La vita di questo giovane proletario e la sua fiducia in un mondo migliore furono cancellati in pochi istanti da quella sciagurata spedizione punitiva da parte di una squadra di neo-fascisti che agiva impunemente da molto tempo. L’assassinio avvenne sotto le finestre della Prefettura ed a poche decine di metri dalla Questura centrale. Benedetto Petrone e altri giovani militanti della Fgci furono aggrediti da un nutrito gruppo di missini armati che utilizzarono come base la sede del Msi in via Piccinni. Benedetto non riuscì a sottrarsi all’aggressione anche per le difficoltà a camminare.
In pochi istanti la notizia si diffuse in tutta la città. I redattori e i cronisti della “Gazzetta del Mezzogiono”, che accorsero sul posto, imposero alla direzione, sempre attenta ad evitare di rompere il consueto moderatismo, un titolo senza equivoci: «Squadraccia missina uccide a Bari un giovane comunista». Tuttavia nella stessa mattinata in seconda edizione, il titolo mutò: «Feroce aggressione a Bari: giovane comunista ucciso da estremisti di destra».

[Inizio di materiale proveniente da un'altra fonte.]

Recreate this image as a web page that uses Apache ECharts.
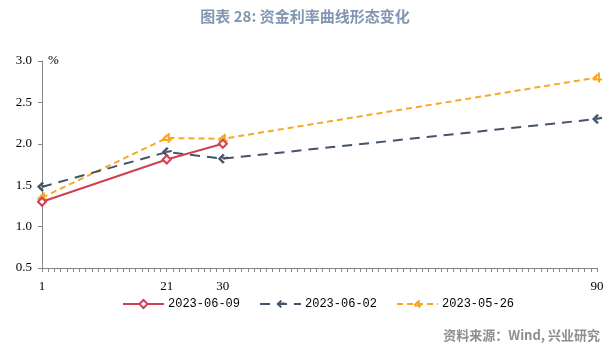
<!DOCTYPE html>
<html>
<head>
<meta charset="utf-8">
<script src="https://cdn.jsdelivr.net/npm/echarts@6/dist/echarts.min.js"></script>
<style>
  html, body { margin: 0; padding: 0; background: #ffffff; }
  #chart { width: 610px; height: 350px; }
</style>
</head>
<body>
<div id="chart"></div>
<script>
// Money-market rate curve: rate (%) by tenor (days) on three dates
const titleText = '图表 28: 资金利率曲线形态变化';
const sourceText = '资料来源：Wind, 兴业研究';
const tenors = [1, 21, 30, 90];
const tenorLabels = [1, 21, 30, 90];
const seriesNames = ['2023-06-09', '2023-06-02', '2023-05-26'];
const rates0609 = [1.30, 1.81, 2.00];
const rates0602 = [1.48, 1.90, 1.82, 2.30];
const rates0526 = [1.35, 2.07, 2.06, 2.80];

const RED = '#d0414f';
const NAVY = '#44546a';
const ORANGE = '#f9a825';

// hooked-arrow marker shapes
const arrowNavy = 'path://M0,5 L5,0 L7,1.5 L3.2,5 L7,8.5 L5,10 Z M4,3.8 L10,2.8 L10,5 L5,5.8 Z';
const arrowOrange = 'path://M0,6 L5,1 L6.8,2.4 L3.4,6 L10,6 L10,8 L1.5,8 Z M6,0 L8,0 L8,10 L6,10 Z';

function pairs(values) {
  return values.map((v, i) => [tenors[i], v]);
}

const chart = echarts.init(document.getElementById('chart'), null, { renderer: 'canvas' });

chart.setOption({
  animation: false,
  backgroundColor: '#ffffff',
  title: {
    text: titleText,
    left: 'center',
    top: 4,
    textStyle: {
      fontFamily: 'Noto Sans CJK SC',
      fontSize: 15,
      fontWeight: 'bold',
      color: '#8196b0'
    }
  },
  graphic: [{
    type: 'text',
    right: 10,
    top: 329,
    style: {
      text: sourceText,
      fontFamily: 'Noto Sans CJK SC',
      fontSize: 13,
      fontWeight: 'bold',
      fill: '#8e8e8e'
    }
  }],
  legend: {
    left: 122,
    top: 298,
    padding: 0,
    itemWidth: 41,
    itemHeight: 10,
    itemGap: 19,
    textStyle: {
      fontFamily: 'Liberation Mono',
      fontSize: 12,
      color: '#000000',
      padding: [0, 0, 0, -1]
    },
    data: seriesNames
  },
  grid: { left: 42, right: 13, top: 61, bottom: 82, containLabel: false },
  xAxis: {
    type: 'value',
    min: 1,
    max: 90,
    interval: 1,
    axisLine: { show: true, lineStyle: { color: '#868686', width: 1 } },
    axisTick: { show: true, length: 4, lineStyle: { color: '#868686' } },
    splitLine: { show: false },
    axisLabel: {
      margin: 12,
      showMinLabel: true,
      showMaxLabel: true,
      fontFamily: 'Liberation Serif',
      fontSize: 13,
      color: '#000000',
      formatter: v => (tenorLabels.includes(v) ? String(v) : '')
    }
  },
  yAxis: {
    type: 'value',
    min: 0.5,
    max: 3.0,
    interval: 0.5,
    name: '%',
    nameLocation: 'end',
    nameGap: 0,
    nameTextStyle: {
      fontFamily: 'Liberation Serif',
      fontSize: 13,
      color: '#000000',
      align: 'left',
      verticalAlign: 'middle',
      padding: [0, 0, 0, 6]
    },
    axisLine: { show: true, lineStyle: { color: '#868686', width: 1 } },
    axisTick: { show: true, length: 4, lineStyle: { color: '#868686' } },
    splitLine: { show: false },
    axisLabel: {
      margin: 10,
      fontFamily: 'Liberation Serif',
      fontSize: 13,
      color: '#000000',
      formatter: v => v.toFixed(1)
    }
  },
  series: [
    {
      name: seriesNames[0],
      type: 'line',
      data: pairs(rates0609),
      symbol: 'diamond',
      symbolSize: 8,
      lineStyle: { color: RED, width: 2 },
      itemStyle: { color: '#ffffff', borderColor: RED, borderWidth: 2 },
      z: 4
    },
    {
      name: seriesNames[1],
      type: 'line',
      data: pairs(rates0602),
      symbol: arrowNavy,
      symbolSize: 10,
      lineStyle: { color: NAVY, width: 2, type: [10, 7] },
      itemStyle: { color: NAVY, borderWidth: 0 },
      z: 3
    },
    {
      name: seriesNames[2],
      type: 'line',
      data: pairs(rates0526),
      symbol: arrowOrange,
      symbolSize: 10,
      lineStyle: { color: ORANGE, width: 2, type: [6, 4] },
      itemStyle: { color: ORANGE, borderWidth: 0 },
      z: 2
    }
  ]
});
</script>
</body>
</html>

A poche ore da brutale assassinio si tentò, dunque, di «ovattare e di ridimensionare i fatti». Questo obiettivo che ben rifletteva le scelte della classe dirigente, preoccupata di non rompere vecchi e consolidati equilibri, fu ben presto raggiunto anche in considerazione della campagna di stampa contro «gli autonomi» e «gli estremisti di sinistra» sulla pagina barese del quotidiano “Il Tempo”. «Su Benedetto – si legge nell’introduzione di Vendola – si giocò con le piccole insinuazioni e con le diffamazioni allusive: forse la droga, forse la marginalità, forse la sua radice sociale lo avevano portato a morire. Poi calò l’oblio».